Implementing Kendra Signpost using Drupal and RDF?

Posted by dahacouk on April 8, 2010 at 2:41pm

We (the Kendra team) are in a bit of a quandary. We need to implement our EU funded project (Kendra Signpost) using Drupal but we are unsure, given recent D7/RDF announcements, as to which direction to take, namely D6 or D7 and using which modules.

Here is a brief description of what we want to achieve with questions as how to proceed - given that we have developers that can contribute to collaborative efforts so long as there is mutual benefit and we get to build Kendra Signpost.

Overview

Kendra is being paid by the EU to build Kendra Signpost which needs to launch middle of 2010. Let's put this EU money to good use.
Initially we wanted to build this system using only Drupal 7 but there are a number of modules that are just not ready for us yet. But as soon as Drupal 7 is ready we want to move all projects to it. So, we need to have clear upgrade paths when we choose Drupal modules. And perhaps only work on and contribute to efforts that are both Drupal 6 and 7 simultaneously.

Questions

How can Kendra implement Kendra Signpost using existing Drupal modules/APIs or extending existing Drupal modules/APIs?
How can Kendra combine this work with extending Drupal and RDF in Drupal to the maximum benefit?
Would now be a good time for us to join the Drupal core RDF effort, or are things sufficiently advanced that we would just get in the way of current developers?
If the latter is the case, how can we best help build on top of the core in ways that would provide the best advantage to both the Kendra and Drupal projects?
What stage are we at with Drupal 7 core RDF development, eg. alpha, pre-alpha, beta?
I know it's a tricky one but, given current pace of effort, can you give us any guidance as to timescales?
Do you have any design specs, documentation, etc, we could read to get up to speed on the current state of development?

Kendra Signpost

Kendra Signpost is a system for authoring, publishing and consuming media metadata using RDF (and possibly other markup schemes).
The emphasis is on high-level metadata: creating and maintaining ontologies and vocabularies.
But there needs to be at least simple low-level metadata catalog support present to help prove the concept - see the scenario below.
Wherever possible, we want to use existing RDF infrastructure.
In the short term, we will be emitting RDF from structured data held in CCK nodes.
We also need to demonstrate ingesting of CSV and various XML schema and, if possible, ingesting RDF too - this is the interesting bit, and the real long-term goal of the project.

Working with Drupal RDF

We don't want to reinvent the wheel.
We understand that Drupal 6 RDF support is being withdrawn.
We need to know the current state of Drupal 7 RDF support.
Our backup plan is to cobble together our own output-only RDF support - simple but tedious to implement, inelegant and wasteful compared to working with proper core RDF support.
However, if we do have to bodge things in the short term, we would like to at least do this in such a way that it is ready to be ported to the Drupal 7 RDF support as and when it is available.

Walkthough:

Sign up via Drupal.
Uploading a file of music or film catalogue data: CSV, RDF, XLS, or whatever.
Define fields and formats.
Define mapping to other schema already in the Kendra Signpost database.
Publish!
Help/comments e-mail service, so we can add new features if needed.
Should be able to re-jig and re-publish at any time (ie change definitions or add/remove/change data).
Keep the original data in a flat file.
Enable searches across multiple catalogues using similar/mapped terminology/field. Because all fields in a schema have been mapped to at least one other field in one other schema.

Scenario A

Here's a walkthrough of how the Kendra Signpost authoring system should work...

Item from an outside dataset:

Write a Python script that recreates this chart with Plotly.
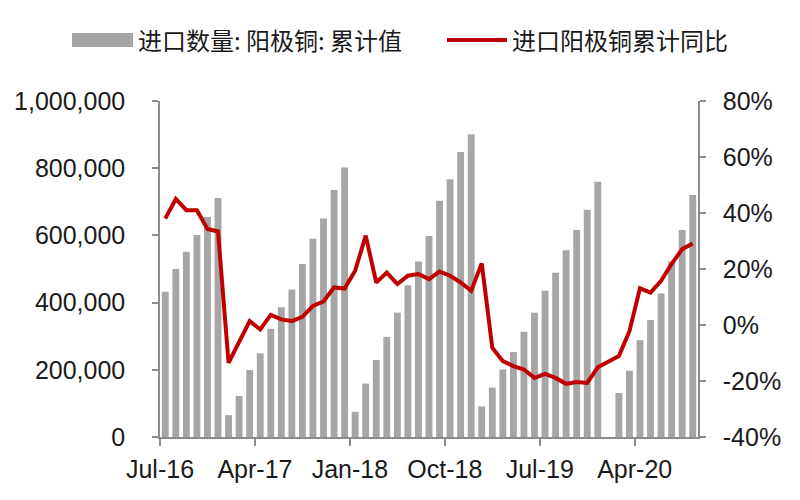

Consider the owner of a small record label which wants to make their content available to the web in a way that will allow it to be automatically indexed and aggregated/syndicated by third parties.

Almost universally, they have a catalog of all their past releases stored as a set of Excel spreadsheets in a range of different formats that have changed over time, without any standardisation of their fields or the data within them.

First, they get hold of an account on the Kendra website. For the purposes of this trial Kendra will host the Kendra Signpost system. In the future the system it will be installable on their own server, or provided as a hosted service by a third party.

Once they've logged in, they are presented with a start page with a short summary of how to get started, with links to more help information and examples of how to use the system. They decide to dive in, and click the "get started" button.

First, the system invites them to either upload a catalog file or start defining catalog fields from scratch. In either case the user will be able to choose from a wizard, a blank slate or a pre-defined schema - these could be industry standard schema, from other users or from their own previous definitions. Can we import schema from other sources?

Let's say they upload a file. Once the file has been uploaded, the system parses it and presents them with a quick preview of the top of the file, in a way similar to a database import wizard. Below the preview, there is a list of the columns in the file, with places to fill in the definition of that column's data.

In some cases, the system will have already made a guess at the format and interpretation of a column, based on its heading, or the format of the data in the column below. In others, the definition will be partially or completely blank.

They can now start to work through the definition of the fields in the file, using a guided system of choices to determine the characteristics of that column's data. Wherever possible, that data type is mapped onto an existing metadata type from a known standard. Where it is not, the user may need to define their own formats and interpretations, with assistance from the system.

Even where it is impossible to get a precise match, it may be possible to suggest a field from a known metadata standard that has a similar or related meaning. For example, in a system that does not have a concept of "composer" or "lyricist", both may be said to be similar to the Dublin Core concepts of "contributor" and "creator", without necessarily implying that they are identical concepts. At the same time, they can let the system know that both of these concepts also describe people, that there may be one or many of them, and so forth.

At the end of the description process, all the metadata fields will have been described either by matching them to existing metadata fields, or by describing them in terms of similarities to existing concepts.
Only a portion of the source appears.